Michael Gerson used to be a speechwriter for President Bush. Now he's an author, having written a book called Heroic Conservatism that at least one conservative didn't see as particularly heroic or conservative.
The subtitle of Michael Gerson's book Heroic Conservatism is: "Why Republicans Need to Embrace America's Ideals (And Why They Deserve to Fail If They Don't.)" What does he mean by “America's Ideals”? The principles expressed in the country's founding documents? No, he means liberal policies and assumptions that have dominated American life over the last four decades.
He does have an article up at Townhall today though. In it he takes on Al Franken, who he accuses of having written Satire that is too cruel and too crude. I'm not going to argue that last point; Franken is very good, but he's better when he restrains himself a bit.

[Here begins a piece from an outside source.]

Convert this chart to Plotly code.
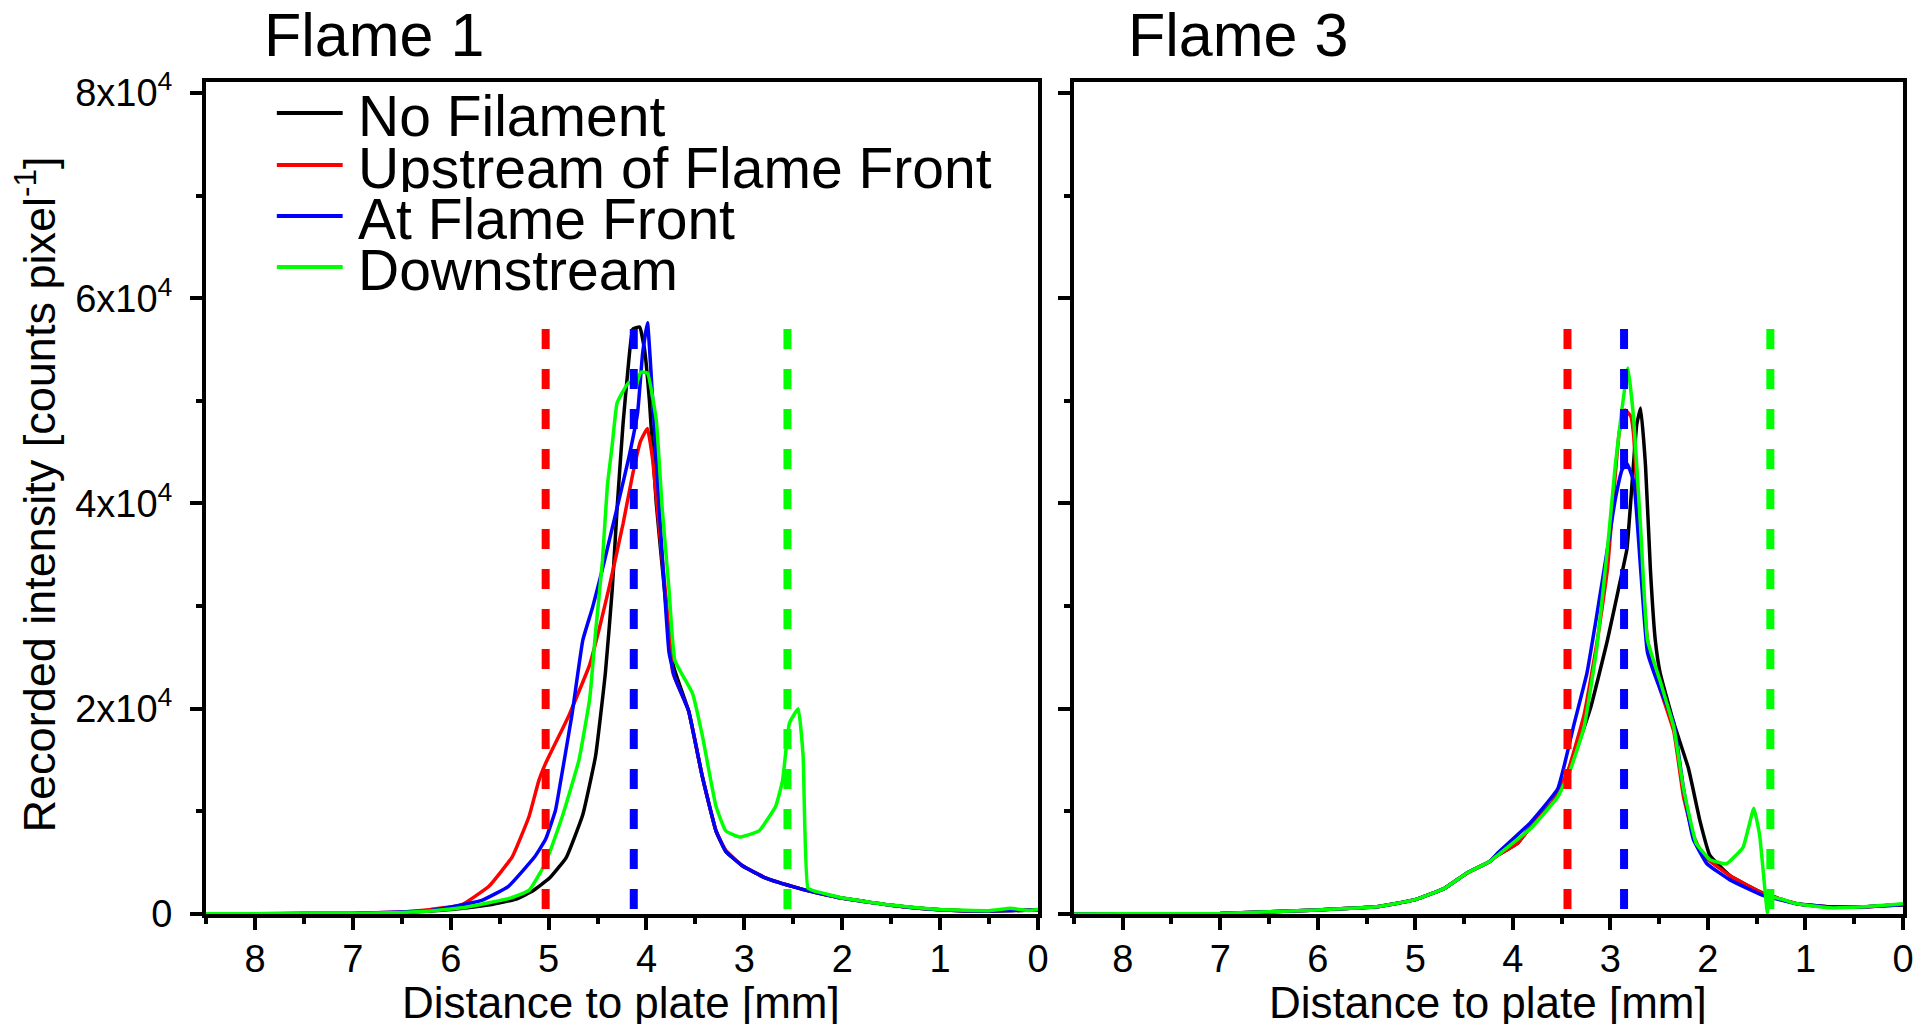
import plotly.graph_objects as go

# ---------------- data ----------------
SERIES_NAMES = ["No Filament", "Upstream of Flame Front", "At Flame Front", "Downstream"]
SERIES_COLORS = ["#000000", "#FF0000", "#0000FF", "#00FF00"]
PANEL_TITLES = ["Flame 1", "Flame 3"]

# Flame 1
F1_NOFIL_X = [8.5, 8.0, 7.5, 7.0, 6.5, 6.2, 6.0, 5.6, 5.33, 5.16, 4.99, 4.82, 4.65, 4.52, 4.42, 4.35, 4.30, 4.24, 4.19, 4.14, 4.07, 4.02, 3.97, 3.90, 3.80, 3.72, 3.57, 3.43, 3.29, 3.19, 3.02, 2.78, 2.44, 2.27, 1.99, 1.5, 1.0, 0.5, 0.0]
F1_NOFIL_Y = [20, 30, 40, 60, 150, 300, 440, 900, 1460, 2260, 3500, 5500, 9700, 15400, 23500, 31600, 39600, 47700, 53000, 57000, 57200, 55000, 50000, 40000, 30000, 24000, 19800, 13400, 8100, 6100, 4700, 3500, 2500, 2100, 1530, 850, 420, 300, 400]

F1_UP_X = [8.5, 8.0, 7.0, 6.5, 6.2, 5.89, 5.61, 5.37, 5.2, 5.1, 5.03, 4.99, 4.86, 4.79, 4.58, 4.48, 4.38, 4.24, 4.14, 4.06, 3.99, 3.94, 3.87, 3.80, 3.73, 3.57, 3.43, 3.29, 3.19, 3.02, 2.78, 2.44, 2.27, 1.99, 1.5, 1.0, 0.5, 0.0]
F1_UP_Y = [20, 30, 60, 200, 450, 880, 2700, 5600, 9500, 13000, 14700, 15500, 18000, 19400, 24300, 27900, 31900, 38000, 42900, 46100, 47300, 44500, 37600, 30700, 23500, 19800, 13400, 8100, 6200, 4700, 3500, 2500, 2100, 1530, 850, 420, 300, 400]

F1_AT_X = [8.5, 8.0, 7.0, 6.5, 6.2, 5.69, 5.41, 5.14, 5.03, 4.93, 4.89, 4.76, 4.65, 4.55, 4.45, 4.38, 4.28, 4.18, 4.09, 4.04, 3.99, 3.94, 3.87, 3.77, 3.71, 3.57, 3.43, 3.29, 3.19, 3.02, 2.78, 2.44, 2.27, 1.99, 1.5, 1.0, 0.5, 0.0]
F1_AT_Y = [20, 30, 60, 200, 350, 1300, 2700, 5600, 7300, 10100, 12200, 19500, 26700, 29900, 33600, 36400, 40400, 44500, 48900, 54600, 57600, 50600, 39600, 25500, 23000, 19800, 13400, 8100, 6100, 4700, 3500, 2500, 2100, 1530, 850, 420, 300, 400]

F1_DOWN_X = [8.5, 8.0, 7.0, 6.5, 6.2, 5.89, 5.41, 5.2, 5.03, 4.86, 4.69, 4.58, 4.52, 4.45, 4.40, 4.35, 4.30, 4.18, 4.11, 4.06, 3.99, 3.90, 3.84, 3.77, 3.71, 3.53, 3.43, 3.29, 3.19, 3.05, 2.85, 2.68, 2.61, 2.54, 2.45, 2.40, 2.35, 2.27, 1.99, 1.5, 1.0, 0.5, 0.28, 0.1, 0.0]
F1_DOWN_Y = [20, 30, 60, 150, 300, 600, 1500, 2300, 5000, 9500, 15000, 21000, 27500, 34400, 41700, 45700, 49800, 51800, 51400, 52800, 52700, 48100, 39600, 31600, 24700, 21500, 17400, 10500, 8100, 7500, 8100, 10500, 13000, 18600, 20000, 15400, 2500, 2200, 1550, 870, 430, 320, 550, 350, 450]

F1_MARKER_X = [5.03, 4.13, 2.56]   # upstream, at front, downstream positions

# Flame 3
F3_NOFIL_X = [8.5, 8.0, 7.0, 6.0, 5.4, 5.0, 4.7, 4.47, 4.24, 4.16, 3.95, 3.82, 3.6, 3.54, 3.37, 3.20, 3.03, 2.90, 2.83, 2.78, 2.73, 2.69, 2.64, 2.59, 2.54, 2.49, 2.35, 2.20, 2.08, 1.98, 1.77, 1.43, 1.09, 0.75, 0.41, 0.0]
F3_NOFIL_Y = [10, 20, 50, 400, 700, 1400, 2500, 4000, 5100, 5700, 6900, 8500, 10800, 11600, 15400, 20200, 26700, 32400, 35600, 41700, 47700, 49300, 43700, 33600, 26700, 23500, 18600, 14200, 9000, 5700, 3700, 2000, 1000, 700, 700, 900]

F3_UP_X = [8.5, 8.0, 7.0, 6.0, 5.4, 5.0, 4.7, 4.47, 4.24, 4.16, 3.95, 3.82, 3.6, 3.44, 3.27, 3.14, 3.03, 2.96, 2.91, 2.85, 2.79, 2.76, 2.69, 2.62, 2.49, 2.35, 2.25, 2.15, 2.05, 1.77, 1.43, 1.09, 0.75, 0.41, 0.0]
F3_UP_Y = [10, 20, 50, 400, 700, 1400, 2500, 4000, 5100, 5700, 6900, 8500, 10800, 13800, 19400, 26300, 33600, 41700, 46900, 49100, 48500, 46500, 35600, 26700, 21900, 17800, 11400, 7700, 5700, 3700, 2000, 1000, 700, 700, 900]

F3_AT_X = [8.5, 8.0, 7.0, 6.0, 5.4, 5.0, 4.7, 4.47, 4.24, 4.16, 3.82, 3.54, 3.37, 3.24, 3.14, 3.03, 2.95, 2.88, 2.83, 2.76, 2.69, 2.62, 2.49, 2.35, 2.25, 2.15, 2.01, 1.77, 1.43, 1.09, 0.75, 0.41, 0.0]
F3_AT_Y = [10, 20, 50, 400, 700, 1400, 2500, 4000, 5100, 5900, 8900, 12200, 18600, 23500, 29100, 35600, 40400, 43300, 43900, 42100, 33600, 25500, 21900, 18600, 12200, 7300, 4900, 3300, 1800, 1000, 700, 700, 900]

F3_DOWN_X = [8.5, 8.0, 7.0, 6.0, 5.4, 5.0, 4.7, 4.47, 4.24, 4.16, 3.82, 3.54, 3.42, 3.27, 3.14, 3.03, 2.95, 2.88, 2.82, 2.76, 2.69, 2.62, 2.49, 2.35, 2.25, 2.12, 1.98, 1.81, 1.64, 1.53, 1.47, 1.39, 1.37, 1.09, 0.75, 0.41, 0.0]
F3_DOWN_Y = [10, 20, 50, 400, 700, 1400, 2500, 4000, 5100, 5700, 8300, 11400, 13800, 18200, 25900, 35600, 43700, 49300, 53200, 48100, 37600, 26700, 22700, 18200, 12200, 6900, 5300, 4900, 6500, 10300, 7700, 100, 1700, 1000, 600, 700, 1000]

F3_MARKER_X = [3.44, 2.86, 1.36]

MARKER_TOP = 57000

Y_TICK_VALS = [0, 20000, 40000, 60000, 80000]
Y_TICK_TEXT = ["0", "2x10<sup>4</sup>", "4x10<sup>4</sup>", "6x10<sup>4</sup>", "8x10<sup>4</sup>"]
X_TICK_VALS = [0, 1, 2, 3, 4, 5, 6, 7, 8]

X_TITLE = "Distance to plate [mm]"
Y_TITLE = "Recorded intensity [counts pixel<sup>-1</sup>]"

# ---------------- layout geometry ----------------
W, H = 1926, 1029
ML, MR, MT, MB = 206, 19, 82, 115
PW = W - ML - MR
PH = H - MT - MB
FONT = "Liberation Sans, Arial, sans-serif"


def px(xp):  # window pixel -> paper fraction
    return (xp - ML) / PW


def py(yp):
    return (H - MB - yp) / PH


fig = go.Figure()

panels = [
    ("x", "y", [(F1_NOFIL_X, F1_NOFIL_Y), (F1_UP_X, F1_UP_Y), (F1_AT_X, F1_AT_Y), (F1_DOWN_X, F1_DOWN_Y)], F1_MARKER_X),
    ("x2", "y2", [(F3_NOFIL_X, F3_NOFIL_Y), (F3_UP_X, F3_UP_Y), (F3_AT_X, F3_AT_Y), (F3_DOWN_X, F3_DOWN_Y)], F3_MARKER_X),
]

for xa, ya, series, markers in panels:
    for (sx, sy), name, col in zip(series, SERIES_NAMES, SERIES_COLORS):
        fig.add_trace(go.Scatter(x=sx, y=sy, mode="lines", name=name, showlegend=False,
                                 line=dict(color=col, width=3.5, shape="spline", smoothing=0.35),
                                 xaxis=xa, yaxis=ya))
    for mx, col in zip(markers, SERIES_COLORS[1:]):
        fig.add_trace(go.Scatter(x=[mx, mx], y=[MARKER_TOP, 0], mode="lines", showlegend=False,
                                 line=dict(color=col, width=8, dash="20px,20px"), xaxis=xa, yaxis=ya))

axis_common = dict(showline=True, linewidth=4, linecolor="black", mirror=True,
                   ticks="outside", ticklen=12, tickwidth=3.5, tickcolor="black",
                   showgrid=False, zeroline=False,
                   tickfont=dict(family=FONT, size=38, color="black"))

xdom1 = [0, px(1040)]
xdom2 = [px(1076), 1]

for i, dom in enumerate([xdom1, xdom2]):
    key = "xaxis" if i == 0 else "xaxis2"
    fig.update_layout({key: dict(axis_common, domain=dom, range=[8.5, 0], anchor="y" if i == 0 else "y2",
                                 tickmode="array", tickvals=X_TICK_VALS, ticklabelstandoff=-4,
                                 minor=dict(tickmode="linear", tick0=0, dtick=0.5, ticks="outside",
                                            ticklen=6, tickwidth=3.5, tickcolor="black"))})
    ykey = "yaxis" if i == 0 else "yaxis2"
    fig.update_layout({ykey: dict(axis_common, domain=[0, 1], range=[0, 81070], anchor="x" if i == 0 else "x2",
                                  tickmode="array", tickvals=Y_TICK_VALS, ticktext=Y_TICK_TEXT,
                                  showticklabels=(i == 0), ticklabelstandoff=10,
                                  minor=dict(tickmode="linear", tick0=0, dtick=10000, ticks="outside",
                                             ticklen=6, tickwidth=3.5, tickcolor="black"))})

annotations = []
# panel titles
for title, xp in zip(PANEL_TITLES, [262, 1128]):
    annotations.append(dict(text=title, xref="paper", yref="paper", x=px(xp), y=py(35),
                            xanchor="left", yanchor="middle", showarrow=False, height=66,
                            valign="middle",
                            font=dict(family=FONT, size=61, color="black")))
# x titles
for xc in [622, 1491]:
    annotations.append(dict(text=X_TITLE, xref="paper", yref="paper", x=px(xc), y=py(1002),
                            xanchor="center", yanchor="middle", showarrow=False, height=44,
                            valign="middle",
                            font=dict(family=FONT, size=44, color="black")))
# y title
annotations.append(dict(text=Y_TITLE, xref="paper", yref="paper", x=px(36), y=py(494),
                        xanchor="center", yanchor="middle", showarrow=False, textangle=-90,
                        font=dict(family=FONT, size=45, color="black")))

# legend (drawn by hand to keep the tight row spacing of the original)
shapes = []
legend_rows = [113, 165, 216, 267]
for name, col, yp in zip(SERIES_NAMES, SERIES_COLORS, legend_rows):
    shapes.append(dict(type="line", xref="paper", yref="paper", x0=px(277), x1=px(343),
                       y0=py(yp), y1=py(yp), line=dict(color=col, width=4)))
    annotations.append(dict(text=name, xref="paper", yref="paper", x=px(356), y=py(yp + 3),
                            xanchor="left", yanchor="middle", showarrow=False, height=48,
                            valign="middle",
                            font=dict(family=FONT, size=57, color="black")))

fig.update_layout(width=W, height=H, margin=dict(l=ML, r=MR, t=MT, b=MB),
                  paper_bgcolor="white", plot_bgcolor="white",
                  annotations=annotations, shapes=shapes, showlegend=False,
                  font=dict(family=FONT, color="black"))

fig.write_html("out.html", config={"displayModeBar": False},
               post_script="document.documentElement.style.overflow='hidden';"
                           "document.body.style.margin='0';document.body.style.overflow='hidden';")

The cruelty complaint is pretty hilarious though. Particularly with this bit.
Franken is not content to disagree with Karl Rove; he calls him "human filth." He is not satisfied to criticize Ari Fleischer; Franken terms him a "chimp." The objects of Franken's humor -- including political opponents and women -- are not merely mocked but dehumanized. His trashiness is also nastiness. Rather than lampooning the emptiness and viciousness of our political discourse -- a proper role for satire -- Franken has powerfully reinforced those failures.
What a jackass. Attacking Franken for being mean to conservatives, for using dehumanizing names, while standing shoulder to shoulder with Limbaugh, Coulter, Hannity, Thomas, O'Rielly, and so on and so forth is just pathetic. Conservatives have made a cottage industry out of dehumanizing liberals. And it's a big damn cottage.

Another difference between Franken and conservative commentators of the Limbaugh Ilk. Franken attacks political figures; people who have chosen to step into the public light. Limbaugh and his cohort attack liberals indiscriminately. You can argue that Franken's attacks aren't fair (although they usually are), but he's aiming at people who have walked out on stage. Limbaugh, in contrast, wants to make the very existence of liberals detestable. He's not content to just attack public figures, but he attacks all of us as bewildered nincompoops, effeminate cowards, or America hating traitors.

I guess I'd respond more positively to Gerson's attacks if I felt that the cruelty coming from his side of the fence bothered him at all.